Integrating Order Book Analysis with Risk Management

Understanding the order book is only part of the equation. Effective risk management is crucial for long-term success in futures trading. Always use stop-loss orders to limit potential losses, and never risk more than you can afford to lose. Remember that even the most accurate order book analysis can be invalidated by unexpected events.

A comprehensive approach to risk management, including position sizing, leverage control, and diversification, is essential. For more detailed guidance on risk management in futures trading, consult resources like [3].
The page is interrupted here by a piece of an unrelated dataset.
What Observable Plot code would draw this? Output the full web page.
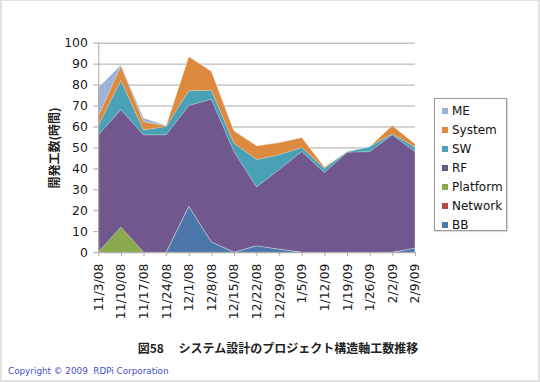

Advanced Order Book Techniques

Once you've mastered the basics, you can explore more advanced techniques:

  • Volume Profile: This analyzes the volume traded at different price levels over a specific period, providing insights into areas of high and low liquidity.
  • Delta Divergence: This measures the difference between buying and selling pressure, potentially signaling trend reversals.
  • Cumulative Volume Delta (CVD): This tracks the net volume of buying and selling over time, indicating the overall direction of market flow.
  • Footprint Charts: These display the volume traded at each price level within each candle, offering a detailed view of order flow.

Conclusion

The order book is a powerful tool for crypto futures traders. By understanding its structure, learning to read its signals, and integrating it with sound risk management practices, you can significantly improve your trading decisions and increase your chances of success. While it requires dedication and practice to master, the rewards of decoding the order book are well worth the effort. Remember to continuously learn, adapt to changing market conditions, and always prioritize responsible trading.